Le jeune dirigeant a déjà décidé de suspendre les activités de l’Assemblée nationale et du Sénat. Dans le même temps, il a entrepris de renforcer l’exécutif, intégrant dans son équipe un certain nombre de personnalités de l’establishment politique. Soutenu depuis le début de la crise par la plupart des ténors de l’opposition, il semble avoir trouvé son mentor en la personne de ­Norbert Ratsirahonana, figure omniprésente de la scène nationale (voir encadré). Son ministre des Affaires étrangères n’est autre que Ny Hasina Andriamanjato, fils aîné du pasteur Richard Andriamanjato, pilier de la vie politique malgache depuis l’indépendance. Enfin, il a nommé à la primature le fils de Monja Jaona, leader du Mouvement national pour l’indépendance de Madagascar (Monima).
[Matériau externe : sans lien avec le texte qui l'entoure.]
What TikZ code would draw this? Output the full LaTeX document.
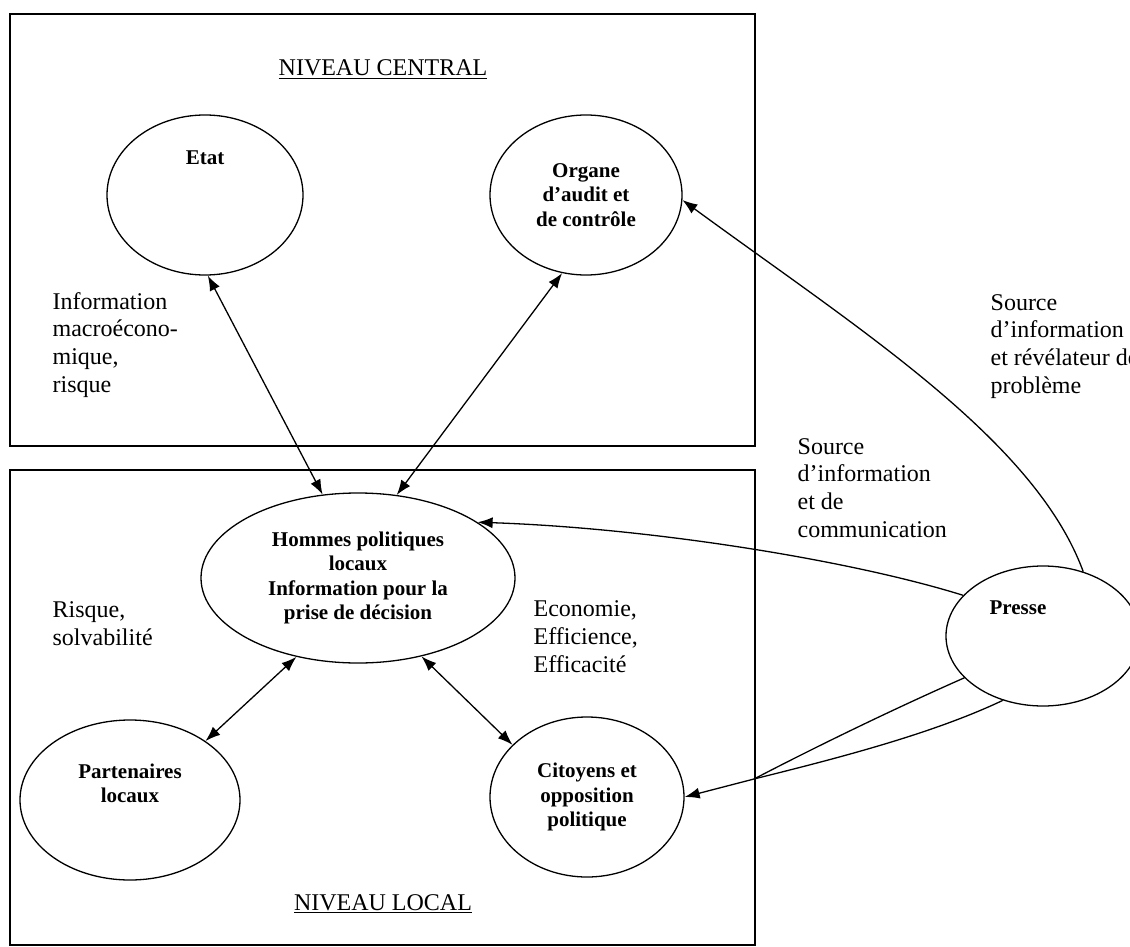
\documentclass[tikz,border=0pt]{standalone}
\usepackage{fontspec}
\setmainfont{Liberation Serif}
\usetikzlibrary{arrows.meta,shapes.geometric}

\begin{document}
\begin{tikzpicture}[x=1pt,y=-1pt,line width=1.3pt,
		gras/.style={inner sep=0pt,align=center,font=\fontsize{21}{24.2}\selectfont\bfseries},
		bulle/.style={gras,draw,ellipse},
		txt/.style={anchor=base west,align=left,inner sep=0pt,font=\fontsize{24}{27.6}\selectfont},
		fl/.style={-{Latex[length=15pt,width=11pt]}},
		dfl/.style={{Latex[length=15pt,width=11pt]}-{Latex[length=15pt,width=11pt]}}]
		\useasboundingbox (0,0) rectangle (1130,947);
		\clip (0,0) rectangle (1130,947);
		
		\draw (10,14) rectangle (755,446);
		\draw (10,470) rectangle (755,945);
		\node[txt,anchor=base] (central) at (383,76) {\underline{NIVEAU CENTRAL}};
		\node[txt,anchor=base] (local) at (383,910) {\underline{NIVEAU LOCAL}};
		
		\node[bulle,minimum width=196pt,minimum height=160pt,label={[gras,yshift=37pt]center:Etat}] (etat) at (205,195) {};
		\node[bulle,minimum width=192pt,minimum height=160pt] (organe) at (586,195) {Organe\\d’audit et\\de contrôle};
		\node[bulle,minimum width=314pt,minimum height=170pt] (hommes) at (358,578) {Hommes politiques\\locaux\\Information pour la\\prise de décision};
		\node[bulle,minimum width=220pt,minimum height=160pt,label={[gras,yshift=17pt]center:Partenaires\\locaux}] (partenaires) at (130,800) {};
		\node[bulle,minimum width=194pt,minimum height=160pt] (citoyens) at (587,797) {Citoyens et\\opposition\\politique};
		\node[bulle,minimum width=194pt,minimum height=140pt,label={[gras,xshift=-25pt,yshift=28pt]center:Presse}] (presse) at (1043,636) {};
		
		% textes (ancre = ligne de base de la derniere ligne)
		\node[txt] (macro) at (52,392) {Information\\macroécono-\\mique,\\risque};
		\node[txt] (risque) at (52,645) {Risque,\\solvabilité};
		\node[txt] (eco) at (533,672) {Economie,\\Efficience,\\Efficacité};
		\node[txt] (srccom) at (797,537) {Source\\d’information\\et de\\communication};
		\node[txt] (srcrev) at (990,393) {Source\\d’information\\et révélateur de\\problème};
		
		\draw[dfl] (etat.-88) -- (hommes.113);
		\draw[dfl] (organe.-107) -- (hommes.65);
		\draw[fl] (presse.58) .. controls (1035,440) and (860,330) .. (organe.-3);
		\draw[fl] (presse.153) .. controls (850,560) and (650,528) .. (hommes.25);
		\coordinate (jonction) at (754,779);
		\draw (presse.208) .. controls (880,715) and (800,755) .. (jonction);
		\draw (presse.-122) .. controls (930,735) and (830,760) .. (jonction);
		\draw[fl] (jonction) -- (citoyens.east);
		\draw[dfl] (hommes.-128) -- (partenaires.38);
		\draw[dfl] (hommes.-51) -- (citoyens.145);
\end{tikzpicture}
\end{document}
Originaire de Tuléar, ce dernier passe pour la caution côtière du nouveau régime, alors que les populations du littoral sont restées à l’écart du bras de fer entre Ravalomanana et Rajoelina, tous deux originaires des hauts plateaux.

Autant de personnalités qui tiennent aujourd’hui leur revanche sur le petit laitier devenu roi du yaourt parachuté dans le marigot politique et dévoré, au bout de sept ans, par des caïmans plus vieux que lui.

Sept ans, c’est le nombre d’années nécessaires pour boucler un cycle, depuis l’accession de Madagascar au multipartisme. De 1995, date du début de la crise institutionnelle qui coûta son siège au président Zafy, à 2002, date du départ en exil de Ratsiraka, sept années se sont en effet écoulées. Et de l’éviction de Ratsiraka à celle de Ravalomanana, on retrouve le même intervalle… Un bégaiement de l’Histoire qui commence à lasser la communauté internationale. Dès le 20 mars, l’Union africaine suspendait Madagascar, dénonçant un changement de gouvernement « non constitutionnel ». L’Union européenne et la France, par la voix de son président Nicolas Sarkozy, ont clairement qualifié l’accession au pouvoir de Rajoelina de « coup d’État », alors que Washington jugeait la transition malgache « non démocratique ». Quant aux diplomates en poste à Tana, la plupart d’entre eux ont choisi de bouder la « cérémonie d’installation » de TGV, prévue le 21 mars au stade de Mahamasina.